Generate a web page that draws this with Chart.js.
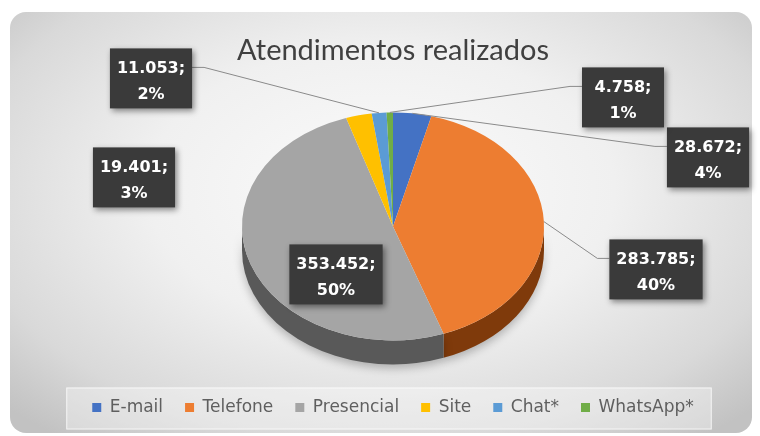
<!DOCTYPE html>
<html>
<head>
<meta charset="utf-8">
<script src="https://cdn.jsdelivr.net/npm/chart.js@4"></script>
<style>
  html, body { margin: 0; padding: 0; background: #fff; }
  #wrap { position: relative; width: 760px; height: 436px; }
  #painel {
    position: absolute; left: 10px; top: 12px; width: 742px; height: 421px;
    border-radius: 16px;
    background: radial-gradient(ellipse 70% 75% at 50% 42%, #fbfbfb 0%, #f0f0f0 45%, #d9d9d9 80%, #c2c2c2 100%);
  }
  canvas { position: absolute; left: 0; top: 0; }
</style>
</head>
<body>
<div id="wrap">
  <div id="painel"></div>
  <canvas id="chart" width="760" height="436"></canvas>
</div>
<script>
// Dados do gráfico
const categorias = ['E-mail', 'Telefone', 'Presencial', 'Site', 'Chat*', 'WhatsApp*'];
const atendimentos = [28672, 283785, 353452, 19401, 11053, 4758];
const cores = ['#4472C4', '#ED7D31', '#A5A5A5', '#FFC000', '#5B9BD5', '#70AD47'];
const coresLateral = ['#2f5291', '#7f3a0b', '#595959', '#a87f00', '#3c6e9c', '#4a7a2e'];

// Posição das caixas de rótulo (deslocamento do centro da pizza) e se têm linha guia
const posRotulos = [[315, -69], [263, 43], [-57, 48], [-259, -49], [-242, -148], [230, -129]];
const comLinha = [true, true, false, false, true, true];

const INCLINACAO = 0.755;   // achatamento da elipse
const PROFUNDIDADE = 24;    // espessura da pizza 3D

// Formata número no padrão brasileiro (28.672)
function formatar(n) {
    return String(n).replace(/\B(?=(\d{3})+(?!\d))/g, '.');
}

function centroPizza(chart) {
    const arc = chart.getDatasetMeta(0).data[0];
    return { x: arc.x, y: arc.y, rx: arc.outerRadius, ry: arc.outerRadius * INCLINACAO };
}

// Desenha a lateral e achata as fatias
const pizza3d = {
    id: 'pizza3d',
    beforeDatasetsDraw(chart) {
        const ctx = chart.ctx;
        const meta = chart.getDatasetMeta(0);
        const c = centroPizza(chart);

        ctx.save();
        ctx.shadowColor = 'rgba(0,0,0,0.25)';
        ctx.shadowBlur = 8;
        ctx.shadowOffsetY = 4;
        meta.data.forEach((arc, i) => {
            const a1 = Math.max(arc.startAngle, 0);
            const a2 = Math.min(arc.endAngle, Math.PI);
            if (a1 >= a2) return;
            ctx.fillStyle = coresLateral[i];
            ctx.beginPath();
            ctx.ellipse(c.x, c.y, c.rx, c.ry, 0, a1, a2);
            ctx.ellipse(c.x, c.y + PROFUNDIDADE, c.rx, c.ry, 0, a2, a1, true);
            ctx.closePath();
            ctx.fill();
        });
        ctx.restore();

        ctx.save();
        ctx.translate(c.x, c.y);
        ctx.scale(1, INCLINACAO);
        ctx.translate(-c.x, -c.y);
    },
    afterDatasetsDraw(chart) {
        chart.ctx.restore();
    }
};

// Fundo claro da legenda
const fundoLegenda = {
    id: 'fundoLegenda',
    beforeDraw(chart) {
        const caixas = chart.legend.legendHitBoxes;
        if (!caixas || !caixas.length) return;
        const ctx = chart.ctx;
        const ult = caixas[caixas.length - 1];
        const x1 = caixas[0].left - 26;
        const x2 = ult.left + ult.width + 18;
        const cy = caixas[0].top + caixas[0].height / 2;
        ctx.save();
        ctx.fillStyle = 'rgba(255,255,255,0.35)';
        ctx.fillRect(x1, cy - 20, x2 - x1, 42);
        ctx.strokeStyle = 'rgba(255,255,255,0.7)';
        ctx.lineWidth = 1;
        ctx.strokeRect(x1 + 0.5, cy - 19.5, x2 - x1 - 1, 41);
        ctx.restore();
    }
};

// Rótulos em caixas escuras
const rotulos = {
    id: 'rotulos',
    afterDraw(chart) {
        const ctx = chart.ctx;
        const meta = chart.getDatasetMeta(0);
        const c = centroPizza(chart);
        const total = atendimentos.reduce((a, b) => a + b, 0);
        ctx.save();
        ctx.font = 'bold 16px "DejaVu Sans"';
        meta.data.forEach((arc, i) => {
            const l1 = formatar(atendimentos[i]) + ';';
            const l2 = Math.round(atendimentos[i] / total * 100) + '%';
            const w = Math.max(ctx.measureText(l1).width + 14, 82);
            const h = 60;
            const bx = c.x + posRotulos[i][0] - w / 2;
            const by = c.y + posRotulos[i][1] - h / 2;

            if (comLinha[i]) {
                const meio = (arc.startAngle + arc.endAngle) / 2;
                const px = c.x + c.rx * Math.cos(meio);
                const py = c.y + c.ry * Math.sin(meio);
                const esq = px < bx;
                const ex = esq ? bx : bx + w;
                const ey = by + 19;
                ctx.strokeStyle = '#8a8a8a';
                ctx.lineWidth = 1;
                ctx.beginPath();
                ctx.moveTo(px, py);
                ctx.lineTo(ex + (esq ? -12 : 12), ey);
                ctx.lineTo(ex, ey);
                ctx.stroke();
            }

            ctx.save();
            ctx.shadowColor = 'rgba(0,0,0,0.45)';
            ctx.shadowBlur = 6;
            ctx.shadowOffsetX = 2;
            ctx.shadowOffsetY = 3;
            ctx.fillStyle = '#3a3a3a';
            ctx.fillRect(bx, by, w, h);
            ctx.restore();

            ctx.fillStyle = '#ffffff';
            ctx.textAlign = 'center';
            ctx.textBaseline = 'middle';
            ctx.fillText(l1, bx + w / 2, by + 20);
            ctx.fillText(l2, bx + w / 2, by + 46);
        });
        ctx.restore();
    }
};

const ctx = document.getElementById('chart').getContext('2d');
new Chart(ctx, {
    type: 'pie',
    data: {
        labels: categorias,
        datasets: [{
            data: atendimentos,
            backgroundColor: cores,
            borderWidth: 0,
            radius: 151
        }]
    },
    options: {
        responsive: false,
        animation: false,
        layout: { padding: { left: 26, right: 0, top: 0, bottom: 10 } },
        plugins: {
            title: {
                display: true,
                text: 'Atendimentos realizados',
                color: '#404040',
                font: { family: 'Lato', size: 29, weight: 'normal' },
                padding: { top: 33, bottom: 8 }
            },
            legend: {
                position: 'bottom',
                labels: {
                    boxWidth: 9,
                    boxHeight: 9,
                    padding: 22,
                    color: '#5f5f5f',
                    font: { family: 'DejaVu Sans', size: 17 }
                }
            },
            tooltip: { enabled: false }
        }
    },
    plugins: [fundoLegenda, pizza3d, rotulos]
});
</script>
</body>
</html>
■ ■ ■ ■ ■
What is asked
Transcribe all the lines above exactly, apart from the pictures.

Exercise solution
Generate a web page that draws this with Chart.js.
<!DOCTYPE html>
<html>
<head>
<meta charset="utf-8">
<script src="https://cdn.jsdelivr.net/npm/chart.js@4"></script>
<style>
  html, body { margin: 0; padding: 0; background: #fff; }
  #wrap { position: relative; width: 760px; height: 436px; }
  #painel {
    position: absolute; left: 10px; top: 12px; width: 742px; height: 421px;
    border-radius: 16px;
    background: radial-gradient(ellipse 70% 75% at 50% 42%, #fbfbfb 0%, #f0f0f0 45%, #d9d9d9 80%, #c2c2c2 100%);
  }
  canvas { position: absolute; left: 0; top: 0; }
</style>
</head>
<body>
<div id="wrap">
  <div id="painel"></div>
  <canvas id="chart" width="760" height="436"></canvas>
</div>
<script>
// Dados do gráfico
const categorias = ['E-mail', 'Telefone', 'Presencial', 'Site', 'Chat*', 'WhatsApp*'];
const atendimentos = [28672, 283785, 353452, 19401, 11053, 4758];
const cores = ['#4472C4', '#ED7D31', '#A5A5A5', '#FFC000', '#5B9BD5', '#70AD47'];
const coresLateral = ['#2f5291', '#7f3a0b', '#595959', '#a87f00', '#3c6e9c', '#4a7a2e'];

// Posição das caixas de rótulo (deslocamento do centro da pizza) e se têm linha guia
const posRotulos = [[315, -69], [263, 43], [-57, 48], [-259, -49], [-242, -148], [230, -129]];
const comLinha = [true, true, false, false, true, true];

const INCLINACAO = 0.755;   // achatamento da elipse
const PROFUNDIDADE = 24;    // espessura da pizza 3D

// Formata número no padrão brasileiro (28.672)
function formatar(n) {
    return String(n).replace(/\B(?=(\d{3})+(?!\d))/g, '.');
}

function centroPizza(chart) {
    const arc = chart.getDatasetMeta(0).data[0];
    return { x: arc.x, y: arc.y, rx: arc.outerRadius, ry: arc.outerRadius * INCLINACAO };
}

// Desenha a lateral e achata as fatias
const pizza3d = {
    id: 'pizza3d',
    beforeDatasetsDraw(chart) {
        const ctx = chart.ctx;
        const meta = chart.getDatasetMeta(0);
        const c = centroPizza(chart);

        ctx.save();
        ctx.shadowColor = 'rgba(0,0,0,0.25)';
        ctx.shadowBlur = 8;
        ctx.shadowOffsetY = 4;
        meta.data.forEach((arc, i) => {
            const a1 = Math.max(arc.startAngle, 0);
            const a2 = Math.min(arc.endAngle, Math.PI);
            if (a1 >= a2) return;
            ctx.fillStyle = coresLateral[i];
            ctx.beginPath();
            ctx.ellipse(c.x, c.y, c.rx, c.ry, 0, a1, a2);
            ctx.ellipse(c.x, c.y + PROFUNDIDADE, c.rx, c.ry, 0, a2, a1, true);
            ctx.closePath();
            ctx.fill();
        });
        ctx.restore();

        ctx.save();
        ctx.translate(c.x, c.y);
        ctx.scale(1, INCLINACAO);
        ctx.translate(-c.x, -c.y);
    },
    afterDatasetsDraw(chart) {
        chart.ctx.restore();
    }
};

// Fundo claro da legenda
const fundoLegenda = {
    id: 'fundoLegenda',
    beforeDraw(chart) {
        const caixas = chart.legend.legendHitBoxes;
        if (!caixas || !caixas.length) return;
        const ctx = chart.ctx;
        const ult = caixas[caixas.length - 1];
        const x1 = caixas[0].left - 26;
        const x2 = ult.left + ult.width + 18;
        const cy = caixas[0].top + caixas[0].height / 2;
        ctx.save();
        ctx.fillStyle = 'rgba(255,255,255,0.35)';
        ctx.fillRect(x1, cy - 20, x2 - x1, 42);
        ctx.strokeStyle = 'rgba(255,255,255,0.7)';
        ctx.lineWidth = 1;
        ctx.strokeRect(x1 + 0.5, cy - 19.5, x2 - x1 - 1, 41);
        ctx.restore();
    }
};

// Rótulos em caixas escuras
const rotulos = {
    id: 'rotulos',
    afterDraw(chart) {
        const ctx = chart.ctx;
        const meta = chart.getDatasetMeta(0);
        const c = centroPizza(chart);
        const total = atendimentos.reduce((a, b) => a + b, 0);
        ctx.save();
        ctx.font = 'bold 16px "DejaVu Sans"';
        meta.data.forEach((arc, i) => {
            const l1 = formatar(atendimentos[i]) + ';';
            const l2 = Math.round(atendimentos[i] / total * 100) + '%';
            const w = Math.max(ctx.measureText(l1).width + 14, 82);
            const h = 60;
            const bx = c.x + posRotulos[i][0] - w / 2;
            const by = c.y + posRotulos[i][1] - h / 2;

            if (comLinha[i]) {
                const meio = (arc.startAngle + arc.endAngle) / 2;
                const px = c.x + c.rx * Math.cos(meio);
                const py = c.y + c.ry * Math.sin(meio);
                const esq = px < bx;
                const ex = esq ? bx : bx + w;
                const ey = by + 19;
                ctx.strokeStyle = '#8a8a8a';
                ctx.lineWidth = 1;
                ctx.beginPath();
                ctx.moveTo(px, py);
                ctx.lineTo(ex + (esq ? -12 : 12), ey);
                ctx.lineTo(ex, ey);
                ctx.stroke();
            }

            ctx.save();
            ctx.shadowColor = 'rgba(0,0,0,0.45)';
            ctx.shadowBlur = 6;
            ctx.shadowOffsetX = 2;
            ctx.shadowOffsetY = 3;
            ctx.fillStyle = '#3a3a3a';
            ctx.fillRect(bx, by, w, h);
            ctx.restore();

            ctx.fillStyle = '#ffffff';
            ctx.textAlign = 'center';
            ctx.textBaseline = 'middle';
            ctx.fillText(l1, bx + w / 2, by + 20);
            ctx.fillText(l2, bx + w / 2, by + 46);
        });
        ctx.restore();
    }
};

const ctx = document.getElementById('chart').getContext('2d');
new Chart(ctx, {
    type: 'pie',
    data: {
        labels: categorias,
        datasets: [{
            data: atendimentos,
            backgroundColor: cores,
            borderWidth: 0,
            radius: 151
        }]
    },
    options: {
        responsive: false,
        animation: false,
        layout: { padding: { left: 26, right: 0, top: 0, bottom: 10 } },
        plugins: {
            title: {
                display: true,
                text: 'Atendimentos realizados',
                color: '#404040',
                font: { family: 'Lato', size: 29, weight: 'normal' },
                padding: { top: 33, bottom: 8 }
            },
            legend: {
                position: 'bottom',
                labels: {
                    boxWidth: 9,
                    boxHeight: 9,
                    padding: 22,
                    color: '#5f5f5f',
                    font: { family: 'DejaVu Sans', size: 17 }
                }
            },
            tooltip: { enabled: false }
        }
    },
    plugins: [fundoLegenda, pizza3d, rotulos]
});
</script>
</body>
</html>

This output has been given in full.